Before I do, I will attempt to reply to your philosophical discussion on definition of Liberty (naturally, I disagree with your logic. However, unlike you, I haven't studied philosophy, so you are actually giving my brain a workout – I love that, thank you!)

Your logic somehow goes against some of the greatest thinkers in history on what Liberty is. According to John Stuart Mill, on Liberty:

“The only freedom which deserves the name, is that of pursuing our own good in our own way, so long as we do not attempt to deprive others of theirs, or impede their efforts to obtain it.”

Perhaps he got it wrong?

Another great thinker, Frédéric Bastiat talks about Liberty:

"In short, is not liberty the freedom of every person to make full use of his faculties, so long as he does not harm other persons while doing so?"

Perhaps he got it wrong too?

So, excuse my inexperience, but others before me had fallen into the same trap.

A definition is a kind of a limiting thing. When you define something, you are qualifying what it is, and what it isn't. If you have to go on qualifying it externally, the definition is incomplete. If you need a process to keep adjusting your definition – you haven't defined anything at all!

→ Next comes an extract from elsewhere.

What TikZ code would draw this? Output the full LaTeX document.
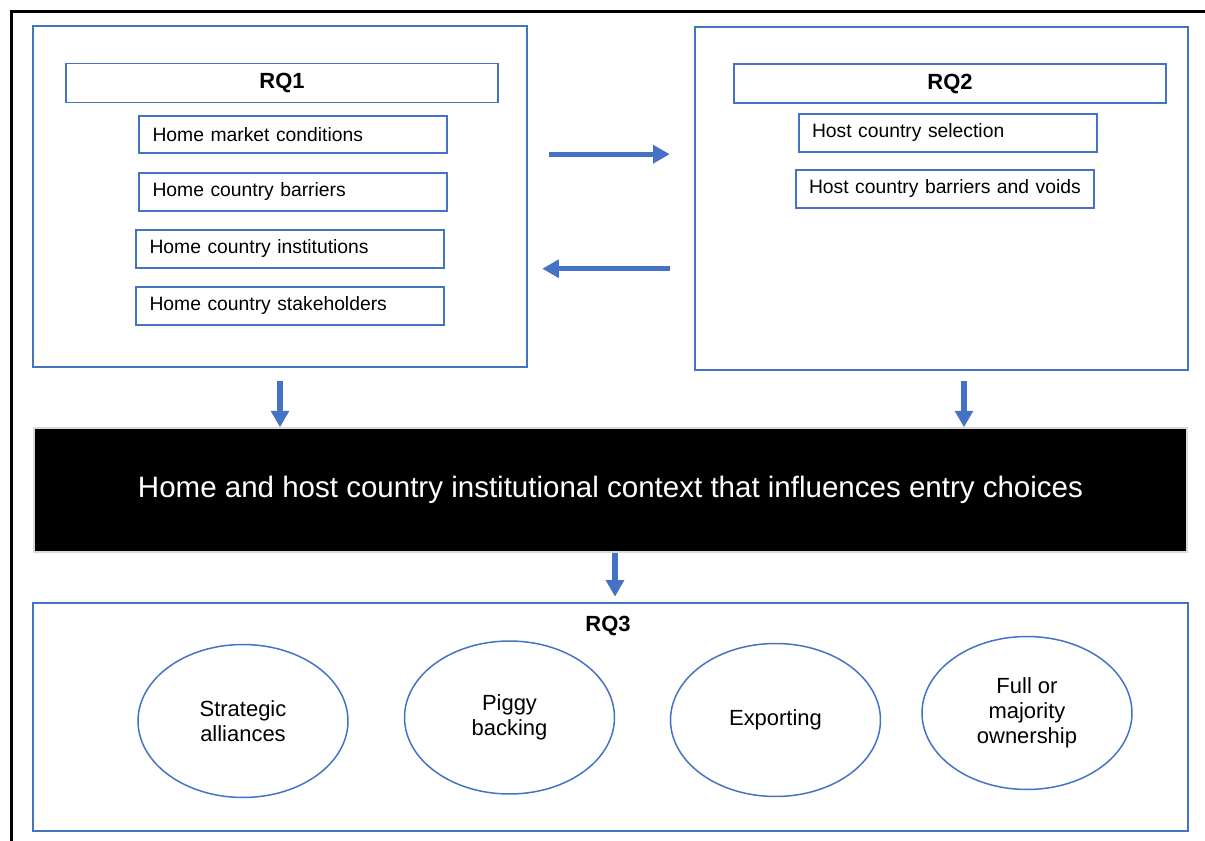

If your definition of liberty requires a government to continue passing laws to qualify what it is, then it is not a definition. I fully agree with your assessment of the morality of the world that you are advocating to build, based on your definition of liberty – it is immoral. As I previously argued, it is also violent.

I will stand by my definition of liberty, for the purposes of this debate, unless you can come up with a complete one, that does not require further qualification - a definition upon which we both can agree. At the end of the day, you replied to my statement that uses the term “Liberty” - so you must abide by my definition of the word for the purposes of the debate, unless you can show that there is a universal definition accepted by everyone.

You agreed with me that I don't advocate for anarchy. Great, lets leave it at that.

It is funny, however, you should try to distance this debate away from socialism, “a theory or system of social organization that advocates the vesting of the ownership and control of the means of production and distribution, of capital, land, etc., in the community as a whole.”. There is a certain stigma about it in the world, as the history unequivocally has proven to us that economically socialism doesn't work – it brings about poverty. Politically, it brings oppression.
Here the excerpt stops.